After all, in the aftermath of the 2020 elections his fiscally liberal coalitions are crumbling. Two of his staunchest allies – senators Paul Campbell and John Matthews – declined to seek reelection. And this week, three of his top supporters – Floyd Nicholson, Glenn Reese and Vincent Sheheen – were defeated by their GOP opponents at the ballot box.
Heading into the upcoming legislative session there are a total of six vacancies on Leatherman’s finance committee – meaning more than a quarter of the panel must be replaced prior to the coming session.

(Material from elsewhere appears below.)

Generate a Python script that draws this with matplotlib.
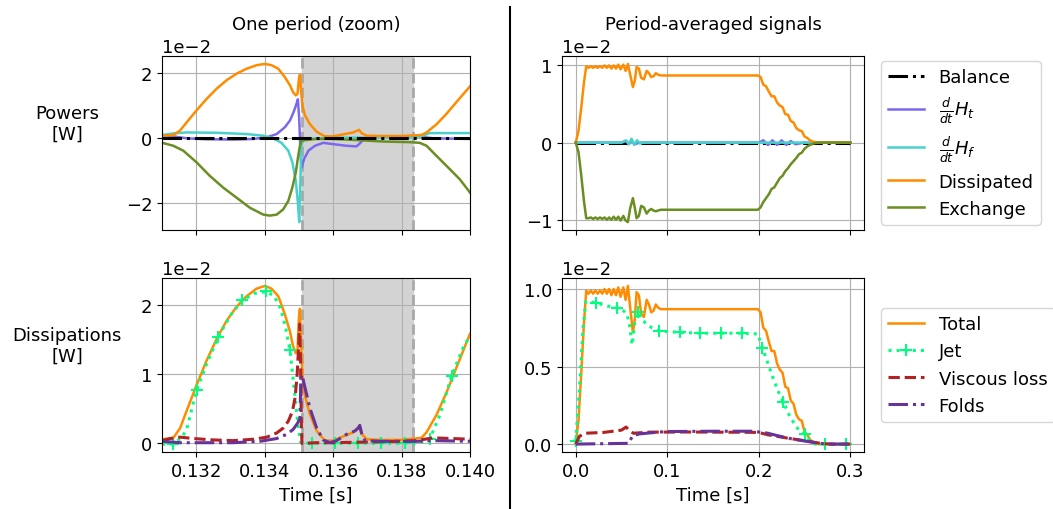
import numpy as np
import matplotlib.pyplot as plt
from matplotlib.lines import Line2D

plt.rcParams['font.size'] = 13

# ---- one period (zoom), values in 1e-2 W ----
zoom_xlim = (0.131, 0.140)
shade_start, shade_end = 0.13508, 0.13832

zt_diss = [0.13101, 0.13133, 0.13153, 0.13172, 0.13201, 0.13230, 0.13260, 0.13289,
           0.13318, 0.13347, 0.13376, 0.13401, 0.13420, 0.13440, 0.13459, 0.13474,
           0.13483, 0.13491, 0.13496, 0.13500, 0.13503, 0.13506, 0.13510, 0.13518,
           0.13532, 0.13552, 0.13576, 0.13600, 0.13629, 0.13659, 0.13670, 0.13676,
           0.13683, 0.13698, 0.13746, 0.13795, 0.13858, 0.13873, 0.13902, 0.13931,
           0.13960, 0.14000]
zoom_dissipated = [0.06, 0.08, 0.22, 0.47, 0.84, 1.19, 1.51, 1.77, 1.97, 2.12, 2.23, 2.27,
                   2.23, 2.12, 1.86, 1.61, 1.40, 1.30, 1.35, 1.81, 1.94, 1.51, 0.99, 0.68,
                   0.42, 0.18, 0.04, 0.04, 0.10, 0.16, 0.21, 0.24, 0.14, 0.06, 0.05, 0.05,
                   0.08, 0.16, 0.41, 0.73, 1.09, 1.58]

zt_exch = [0.13101, 0.13133, 0.13162, 0.13201, 0.13240, 0.13279, 0.13318, 0.13357,
           0.13396, 0.13415, 0.13435, 0.13454, 0.13469, 0.13481, 0.13491, 0.13498,
           0.13503, 0.13508, 0.13552, 0.13600, 0.13678, 0.13746, 0.13824, 0.13853,
           0.13873, 0.13902, 0.13941, 0.13970, 0.14000]
zoom_exchange = [-0.16, -0.25, -0.40, -0.76, -1.18, -1.54, -1.85, -2.16, -2.37, -2.40,
                 -2.37, -2.21, -1.95, -1.53, -1.07, -0.56, -0.25, -0.09, -0.04, -0.04,
                 -0.08, -0.12, -0.14, -0.16, -0.25, -0.56, -0.97, -1.28, -1.69]

zt_dht = [0.13101, 0.13133, 0.13172, 0.13230, 0.13308, 0.13367, 0.13406, 0.13435,
          0.13459, 0.13474, 0.13485, 0.13493, 0.13497, 0.13501, 0.13505, 0.13508,
          0.13515, 0.13528, 0.13547, 0.13571, 0.13600, 0.13639, 0.13668, 0.13676,
          0.13683, 0.13693, 0.13717, 0.13795, 0.13853, 0.13892, 0.14000]
zoom_dht = [0.08, 0.04, -0.02, -0.05, -0.06, -0.04, 0.01, 0.11, 0.32, 0.53, 0.80, 1.04,
            1.18, 0.58, -0.56, -0.92, -0.66, -0.40, -0.25, -0.16, -0.20, -0.25, -0.27,
            -0.20, -0.12, -0.02, 0.03, 0.04, 0.03, -0.02, -0.04]

zt_dhf = [0.13101, 0.13133, 0.13172, 0.13260, 0.13347, 0.13396, 0.13425, 0.13449,
          0.13469, 0.13481, 0.13491, 0.13497, 0.13501, 0.13504, 0.13507, 0.13513,
          0.13600, 0.13698, 0.13843, 0.13863, 0.13882, 0.13912, 0.14000]
zoom_dhf = [0.08, 0.13, 0.16, 0.15, 0.11, 0.06, -0.02, -0.16, -0.40, -0.76, -1.33, -2.00,
            -2.60, -1.48, -0.25, -0.04, 0.00, 0.00, 0.00, 0.06, 0.14, 0.14, 0.14]

zt_bal = [0.131, 0.140]
zoom_balance = [0.0, 0.0]

zt_jet = [0.13101, 0.13131, 0.13157, 0.13172, 0.13201, 0.13230, 0.13265, 0.13299,
          0.13334, 0.13369, 0.13403, 0.13427, 0.13447, 0.13462, 0.13474, 0.13486,
          0.13496, 0.13504, 0.13509, 0.13537, 0.13605, 0.13673, 0.13741, 0.13809,
          0.13843, 0.13863, 0.13882, 0.13912, 0.13946, 0.13980, 0.14000]
zoom_jet = [-0.01, -0.01, 0.08, 0.20, 0.77, 1.14, 1.54, 1.84, 2.06, 2.16, 2.19, 2.13,
            1.94, 1.65, 1.34, 0.80, 0.32, 0.03, 0.00, 0.00, 0.00, 0.00, 0.00, 0.00,
            0.00, 0.03, 0.06, 0.41, 0.97, 1.38, 1.55]
zoom_jet_marks = [0.13131, 0.13201, 0.13265, 0.13334, 0.13403, 0.13474, 0.13537,
                  0.13605, 0.13673, 0.13741, 0.13809, 0.13882, 0.13946]

zt_visc = [0.13101, 0.13124, 0.13153, 0.13192, 0.13250, 0.13308, 0.13367, 0.13406,
           0.13435, 0.13454, 0.13469, 0.13481, 0.13489, 0.13495, 0.13499, 0.13502,
           0.13505, 0.13507, 0.13509, 0.13552, 0.13600, 0.13698, 0.13795, 0.13843,
           0.13892, 0.13950, 0.14000]
zoom_viscous = [0.04, 0.07, 0.09, 0.07, 0.05, 0.04, 0.06, 0.09, 0.15, 0.22, 0.32, 0.46,
                0.66, 1.00, 1.38, 1.72, 1.14, 0.32, 0.00, 0.01, 0.01, 0.02, 0.03, 0.04,
                0.08, 0.07, 0.06]

zt_folds = [0.13101, 0.13153, 0.13211, 0.13308, 0.13386, 0.13435, 0.13464, 0.13483,
            0.13496, 0.13503, 0.13506, 0.13509, 0.13518, 0.13532, 0.13552, 0.13571,
            0.13591, 0.13610, 0.13639, 0.13664, 0.13673, 0.13678, 0.13684, 0.13693,
            0.13746, 0.13843, 0.13892, 0.14000]
zoom_folds = [0.03, 0.01, 0.01, 0.01, 0.03, 0.07, 0.13, 0.20, 0.29, 0.36, 0.94, 0.99,
              0.80, 0.51, 0.22, 0.05, 0.01, 0.04, 0.13, 0.18, 0.22, 0.26, 0.13, 0.04,
              0.03, 0.03, 0.04, 0.03]

# ---- period-averaged signals, values in 1e-2 W ----
at_diss = [0.000, 0.003, 0.006, 0.009, 0.0115, 0.014, 0.0165, 0.019, 0.0215, 0.024,
           0.0265, 0.029, 0.0315, 0.034, 0.0365, 0.039, 0.0415, 0.044, 0.0465, 0.049,
           0.052, 0.0545, 0.057, 0.0595, 0.0625, 0.0645, 0.0665, 0.069, 0.0715, 0.0745,
           0.0775, 0.080, 0.0825, 0.085, 0.0875, 0.090, 0.093, 0.100, 0.150, 0.199,
           0.202, 0.205, 0.208, 0.211, 0.214, 0.217, 0.220, 0.223, 0.226, 0.229, 0.232,
           0.235, 0.238, 0.241, 0.244, 0.247, 0.250, 0.253, 0.256, 0.260, 0.265, 0.300]
avg_dissipated = [0.00, 0.15, 0.45, 0.78, 0.99, 0.97, 0.99, 0.97, 0.99, 0.97, 0.99, 0.97,
                  1.00, 0.97, 1.00, 0.96, 1.00, 0.96, 1.01, 0.95, 1.01, 0.93, 1.02, 0.88,
                  0.72, 0.80, 0.98, 0.96, 0.84, 0.82, 0.93, 0.90, 0.85, 0.86, 0.90, 0.88,
                  0.87, 0.87, 0.87, 0.87, 0.85, 0.75, 0.73, 0.66, 0.60, 0.60, 0.52, 0.48,
                  0.46, 0.37, 0.36, 0.28, 0.26, 0.19, 0.16, 0.15, 0.08, 0.06, 0.03, 0.01,
                  0.00, 0.00]
avg_exchange = [0.00, -0.12, -0.42, -0.76, -0.98, -0.98, -0.97, -0.99, -0.97, -0.99,
                -0.97, -0.99, -0.97, -1.00, -0.97, -1.00, -0.96, -1.00, -0.96, -1.01,
                -0.95, -1.01, -1.03, -0.85, -0.72, -0.84, -0.98, -0.95, -0.82, -0.84,
                -0.92, -0.88, -0.86, -0.88, -0.89, -0.88, -0.87, -0.87, -0.87, -0.87,
                -0.84, -0.77, -0.72, -0.67, -0.60, -0.58, -0.52, -0.46, -0.43, -0.37,
                -0.33, -0.28, -0.24, -0.20, -0.15, -0.13, -0.08, -0.05, -0.03, -0.01,
                0.00, 0.00]
at_dht = [0.0, 0.05, 0.055, 0.058, 0.061, 0.064, 0.07, 0.2, 0.205, 0.21, 0.215, 0.22,
          0.225, 0.23, 0.235, 0.24, 0.25, 0.3]
avg_dht = [0, 0, 0.02, -0.02, 0.03, -0.02, 0, 0, 0.03, -0.03, 0.03, -0.03, 0.03, -0.03,
           0.02, -0.02, 0, 0]
at_dhf = [0.0, 0.05, 0.055, 0.058, 0.061, 0.064, 0.067, 0.07, 0.075, 0.3]
avg_dhf = [0, 0, 0.03, -0.02, 0.05, -0.03, 0.03, -0.01, 0, 0]
at_bal = [0.0, 0.3]
avg_balance = [0.0, 0.0]

at_jet = [0.000, 0.004, 0.008, 0.011, 0.0227, 0.035, 0.0454, 0.052, 0.056, 0.059,
          0.0615, 0.063, 0.065, 0.068, 0.073, 0.080, 0.0908, 0.1135, 0.136, 0.159,
          0.182, 0.199, 0.204, 0.210, 0.216, 0.222, 0.227, 0.233, 0.239, 0.245, 0.250,
          0.256, 0.262, 0.272, 0.295, 0.300]
avg_jet = [0.02, 0.35, 0.75, 0.92, 0.91, 0.89, 0.88, 0.86, 0.84, 0.76, 0.64, 0.70, 0.82,
           0.85, 0.80, 0.76, 0.73, 0.72, 0.715, 0.715, 0.715, 0.71, 0.62, 0.52, 0.42,
           0.33, 0.27, 0.19, 0.13, 0.08, 0.066, 0.02, 0.00, 0.00, 0.00, 0.00]
avg_jet_marks = [0.000, 0.0227, 0.0454, 0.068, 0.0908, 0.1135, 0.136, 0.159, 0.182,
                 0.204, 0.227, 0.250, 0.272, 0.295]

at_visc = [0, 0.004, 0.010, 0.030, 0.050, 0.055, 0.059, 0.063, 0.080, 0.120, 0.190,
           0.200, 0.210, 0.220, 0.235, 0.250, 0.260, 0.270, 0.280, 0.300]
avg_viscous = [0, 0.05, 0.07, 0.075, 0.09, 0.11, 0.085, 0.07, 0.077, 0.078, 0.076, 0.075,
               0.06, 0.05, 0.035, 0.022, 0.012, 0.003, 0.0, 0.0]
at_folds = [0, 0.058, 0.0605, 0.0625, 0.070, 0.090, 0.100, 0.150, 0.193, 0.200, 0.210,
            0.220, 0.235, 0.250, 0.265, 0.275, 0.300]
avg_folds = [0, 0.005, 0.035, 0.055, 0.066, 0.077, 0.081, 0.083, 0.083, 0.078, 0.07,
             0.055, 0.035, 0.02, 0.006, 0.0, 0.0]

scale = 1e-2
lw = 1.8

fig = plt.figure(figsize=(10.53, 5.10), dpi=100)
ax_pz = fig.add_axes([0.15385, 0.54706, 0.29250, 0.34118])
ax_dz = fig.add_axes([0.15385, 0.11176, 0.29250, 0.34118], sharex=ax_pz)
ax_pa = fig.add_axes([0.53371, 0.54706, 0.28680, 0.34118])
ax_da = fig.add_axes([0.53371, 0.11176, 0.28680, 0.34118], sharex=ax_pa)


def sc(v):
    return np.asarray(v) * scale


def powers(ax, tb, b, tt, ht, tf, hf, td, d, te, e, bal_z):
    ax.plot(tb, sc(b), color='black', ls='-.', lw=2.2, zorder=bal_z, label='Balance')
    ax.plot(tt, sc(ht), color='mediumslateblue', lw=lw, label=r'$\frac{d}{dt}H_t$')
    ax.plot(tf, sc(hf), color='mediumturquoise', lw=lw, label=r'$\frac{d}{dt}H_f$')
    ax.plot(td, sc(d), color='darkorange', lw=lw, label='Dissipated')
    ax.plot(te, sc(e), color='olivedrab', lw=lw, label='Exchange')


def dissip(ax, tt, tot, tj, jet, marks, tv, visc, tfo, folds):
    ax.plot(tt, sc(tot), color='darkorange', lw=lw, label='Total')
    mask = np.isin(tj, marks)
    ax.plot(tj, sc(jet), color='springgreen', ls=':', lw=2.2, marker='+', ms=9, mew=1.5,
            markevery=list(mask), label='Jet')
    ax.plot(tv, sc(visc), color='firebrick', ls='--', lw=2.2, label='Viscous loss')
    ax.plot(tfo, sc(folds), color='rebeccapurple', ls='-.', lw=2.2, label='Folds')


powers(ax_pz, zt_bal, zoom_balance, zt_dht, zoom_dht, zt_dhf, zoom_dhf,
       zt_diss, zoom_dissipated, zt_exch, zoom_exchange, 3)
dissip(ax_dz, zt_diss, zoom_dissipated, zt_jet, zoom_jet, zoom_jet_marks,
       zt_visc, zoom_viscous, zt_folds, zoom_folds)
powers(ax_pa, at_bal, avg_balance, at_dht, avg_dht, at_dhf, avg_dhf,
       at_diss, avg_dissipated, at_diss, avg_exchange, 2)
dissip(ax_da, at_diss, avg_dissipated, at_jet, avg_jet, avg_jet_marks,
       at_visc, avg_viscous, at_folds, avg_folds)

for ax in (ax_pz, ax_dz):
    ax.axvspan(shade_start, shade_end, color='lightgray', zorder=0)
    for x in (shade_start, shade_end):
        ax.axvline(x, color='darkgray', ls='--', lw=2, zorder=1)
ax_pz.set_xlim(*zoom_xlim)
ax_dz.set_xticks([0.132, 0.134, 0.136, 0.138, 0.140])
ax_dz.set_xticklabels(['0.132', '0.134', '0.136', '0.138', '0.140'])

for ax in (ax_pz, ax_dz, ax_pa, ax_da):
    ax.grid(True)
    ax.ticklabel_format(axis='y', style='sci', scilimits=(0, 0))
for ax in (ax_pz, ax_pa):
    ax.tick_params(labelbottom=False)
for ax in (ax_dz, ax_da):
    ax.set_xlabel('Time [s]')

ax_pa.legend(loc='center left', bbox_to_anchor=(1.056, 0.5), borderaxespad=0)
ax_da.legend(loc='center left', bbox_to_anchor=(1.056, 0.5), borderaxespad=0)

fig.text(316 / 1053, 1 - 25 / 510, 'One period (zoom)', ha='center', va='center')
fig.text(713 / 1053, 1 - 25 / 510, 'Period-averaged signals', ha='center', va='center')
fig.text(67 / 1053, 1 - 144 / 510, 'Powers\n[W]', ha='center', va='bottom',
         multialignment='center')
fig.text(67 / 1053, 1 - 366 / 510, 'Dissipations\n[W]', ha='center', va='bottom',
         multialignment='center')
fig.add_artist(Line2D([510 / 1053, 510 / 1053], [0, 1 - 8 / 510], color='black', lw=1.5))

fig.savefig('out.png', dpi=100)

According to our sources, state senator Katrina Shealy of Red Bank, S.C. will be filling one of those slots – with Ross Turner of Greenville, S.C. likely to fill another. Senator Tom Young of Aiken, S.C. – who was recently demoted from an influential judicial selection committee by Rankin – could fill yet another.
As of this writing, though, it is not immediately clear who will join this reconfigured committee.
As we noted in our previous post, “realignment on the finance committee could have profound implications when it comes to the state’s bloated budget.”
“How does (realignment) alter Leatherman’s approach?” one lawmaker wondered. “Does he have the votes to move a budget without appeasing the conservative wing of the party? How do these new members alter the internal dynamics of the caucus?”
These are good questions …
Also worth following? The vacancies on the Senate judiciary committee created by lawmakers rushing to join the finance panel. Those lawmakers’ vacated seats must be replaced, too – creating the potential for upheaval on that panel, as well.
High-stakes musical chairs …
Our view? First, we hope GOP senators act swiftly to put an end to the secretive spoils system that has helped Leatherman form his governing majority over the years. There should be more than enough votes to do that now, especially considering Democratic senator Dick Harpootlian – who survived a ferocious GOP challenge to win a full, four-year term in office – is among the supporters of spending transparency efforts.
Beyond that, as we noted in a recent piece on the state’s employment situation, lawmakers must enact broad-based income tax relief and put an end to corporate cronyism. Furthermore, state government must stop subsidizing things it has no business paying for – like a monopolistic power company, a mismanaged port system and a hard-core liberal system of higher education that is fueling debt in this country.
Our hope? That the new Senate can advance these aims better than the old one … of course to be frank, it would be hard to imagine it doing any worse.